Unsere bescheidene Untergewichtung der europäischen Aktien wurde ‚verdoppelt‘ und zeitgleich die konservative Haltung in Bezug auf das Eingehen von Anlagerisiken beibehalten. Gründe hierfür sind das größere Abwärtsrisiko für die Unternehmensgewinne in Europa sowie die Aussichten auf steigende Zinsen und einer Rezession.
Gründe für Besorgnis
Wir sind davon überzeugt, dass das Potenzial für enttäuschende Gewinne in Europa größer ist als im Rest der Welt, was sich allerdings bisher nicht in den Aktienbewertungen widerspiegelt. Hinzu kommt die Tatsache, dass die Diskontsätze in Europa voraussichtlich deutlich steigen werden. Der geldpolitische Schwerpunkt der Europäischen Zentralbank hat sich – ungeachtet der bereits ausgeprägten Abwärtsrisiken für das Wirtschaftswachstum – auf die Bekämpfung der Inflation verlagert.
Ein dritter Grund für die stärkere Untergewichtung sind die Auswirkungen des Konflikts in der Ukraine, die wir für die konjunkturabhängigen und geografisch nahe gelegenen Unternehmen in Europa als besonders stark einschätzen.
Nicht zuletzt gehen die Prognosen der Analysten davon aus, dass das Wachstum im zweiten Quartal 2022 kaum positiv sein dürfte. Damit ist die Gefahr einer Rezession in Europa wohl größer als in den USA. Die Auswirkungen auf die Unternehmensgewinne wären angesichts der hohen operativen Verschuldung der europäischen Unternehmen noch größer.
Risiken für den künftigen Konsum und das Wachstum
In den USA zeigt sich der Konsum bisher weitgehend robust. Die um 30-50 % gestiegenen Lagerbestände bei führenden US-Einzelhändlern wie Walmart und Target deuten jedoch darauf hin, dass die Nachfrage nicht mehr so hoch ist, wie erwartet. Eine anhaltend hohe Inflation stellt ein klares Risiko für den künftigen Konsum dar und erschwert es den Zentralbanken, ihre Geldpolitik zu straffen, ohne das Wachstum zu stark zu bremsen.

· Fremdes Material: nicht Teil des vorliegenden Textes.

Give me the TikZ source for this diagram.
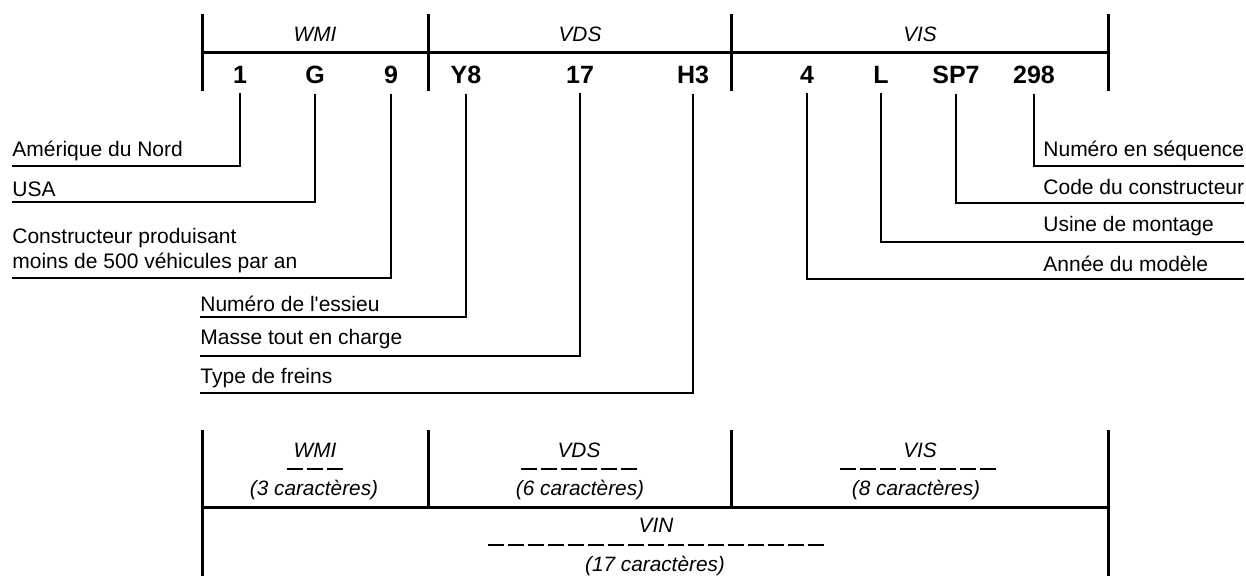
\documentclass[tikz,border=0pt]{standalone}
\usepackage{fontspec}
\setmainfont{Liberation Sans}
\usepackage{tikz}
\tikzstyle{code} = [font=\fontsize{12.5}{15}\selectfont\bfseries, anchor=base, inner xsep=0pt, inner ysep=5pt]
\tikzstyle{part} = [font=\fontsize{10.4}{12.5}\selectfont\itshape, anchor=base, inner sep=0pt]
\tikzstyle{desc} = [font=\fontsize{10.5}{12.5}\selectfont, anchor=base west, align=left, inner sep=0pt]
\tikzstyle{dashrow} = [inner sep=0pt, anchor=center]
\tikzstyle{bar} = [line width=1.5pt]
\tikzstyle{leader} = [line width=0.9pt]
\newcommand{\codeline}[2]{\draw[leader] (#1.south) |- (#2);}
\newcommand{\tirets}[1]{\foreach \i in {1,...,#1}{\ifnum\i>1\hspace{2pt}\fi\rule{8pt}{0.6pt}}}

\begin{document}
\begin{tikzpicture}[x=0.5pt, y=-0.5pt]
    \useasboundingbox (0,0) rectangle (1246,575);
    % top bar
    \draw[bar] (202,52) -- (1108,52);
    \foreach \x in {202,428,731,1108} \draw[bar] (\x,14) -- (\x,91);
    \draw (315,41) node[part] (wmi) {WMI};
    \draw (580,41) node[part] (vds) {VDS};
    \draw (920,41) node[part] (vis) {VIS};
    % codes
    \draw (240,83)  node[code] (c1) {1};
    \draw (315,83)  node[code] (cG) {G};
    \draw (391,83)  node[code] (c9) {9};
    \draw (466,83)  node[code] (cY8) {Y8};
    \draw (580,83)  node[code] (c17) {17};
    \draw (693,83)  node[code] (cH3) {H3};
    \draw (807,83)  node[code] (c4) {4};
    \draw (881,83)  node[code] (cL) {L};
    \draw (956,83)  node[code] (cSP7) {SP7};
    \draw (1034,83) node[code] (c298) {298};
    % descriptions
    \draw (12,156)   node[desc] (amerique) {Amérique du Nord};
    \draw (12,196)   node[desc] (usa) {USA};
    \draw (12,268)   node[desc] (petit) {Constructeur produisant \\ moins de 500 véhicules par an};
    \draw (200,311)  node[desc] (essieu) {Numéro de l\textquotesingle essieu};
    \draw (200,344)  node[desc] (masse) {Masse tout en charge};
    \draw (200,383)  node[desc] (freins) {Type de freins};
    \draw (1043,156) node[desc] (sequence) {Numéro en séquence};
    \draw (1043,194) node[desc] (constructeur) {Code du constructeur};
    \draw (1043,231) node[desc] (usine) {Usine de montage};
    \draw (1043,271) node[desc] (annee) {Année du modèle};
    % line ends
    \coordinate (e1) at (12,166);
    \coordinate (eG) at (12,202);
    \coordinate (e9) at (12,278);
    \coordinate (eY8) at (200,317);
    \coordinate (e17) at (200,356);
    \coordinate (eH3) at (200,393);
    \coordinate (e298) at (1244,166);
    \coordinate (eSP7) at (1244,203);
    \coordinate (eL) at (1244,242);
    \coordinate (e4) at (1244,279);
    \codeline{c1}{e1};
    \codeline{cG}{eG};
    \codeline{c9}{e9};
    \codeline{cY8}{eY8};
    \codeline{c17}{e17};
    \codeline{cH3}{eH3};
    \codeline{c298}{e298};
    \codeline{cSP7}{eSP7};
    \codeline{cL}{eL};
    \codeline{c4}{e4};
    % bottom table
    \draw[bar] (202,507) -- (1108,507);
    \foreach \x in {202,1108} \draw[bar] (\x,430) -- (\x,576);
    \foreach \x in {428,731} \draw[bar] (\x,430) -- (\x,507);
    \draw (315,457) node[part] (wmiB) {WMI};
    \draw (315,469) node[dashrow] (wmiD) {\tirets{3}};
    \draw (314,495) node[part] (wmiN) {(3 caractères)};
    \draw (579,457) node[part] (vdsB) {VDS};
    \draw (579,469) node[dashrow] (vdsD) {\tirets{6}};
    \draw (580,495) node[part] (vdsN) {(6 caractères)};
    \draw (920,457) node[part] (visB) {VIS};
    \draw (918,469) node[dashrow] (visD) {\tirets{8}};
    \draw (916,495) node[part] (visN) {(8 caractères)};
    \draw (656,532) node[part] (vin) {VIN};
    \draw (656,545) node[dashrow] (vinD) {\tirets{17}};
    \draw (655,571) node[part] (vinN) {(17 caractères)};
\end{tikzpicture}
\end{document}
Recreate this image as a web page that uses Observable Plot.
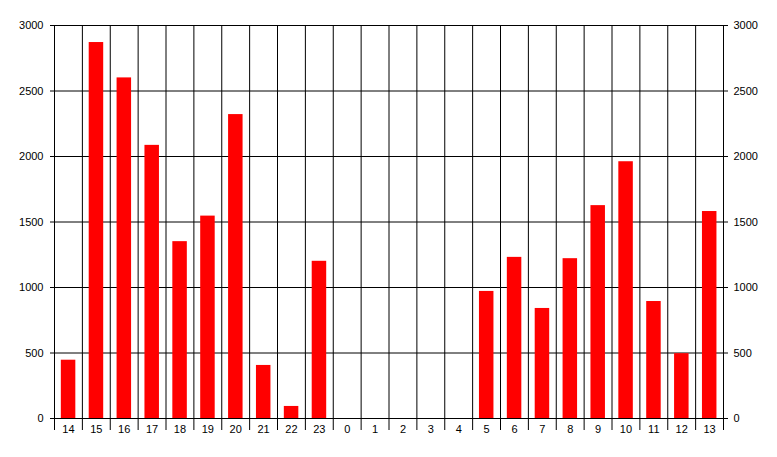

Anders ausgedrückt: Je länger die derzeitigen Bedingungen anhalten, umso unwahrscheinlicher scheint eine weiche Landung. Dies spiegelt sich in der bemerkenswerten Abflachung der Renditekurven in Europa und dem Rückgang der US-Breakeven-Renditen in den letzten Wochen wider. Die Liquiditätsbedingungen bei festverzinslichen Wertpapieren, insbesondere bei europäischen Unternehmensanleihen, bleiben schwierig, obwohl sich die Spreads bei europäischen Investment-Grade-Anleihen unterschiedslos ausgeweitet haben.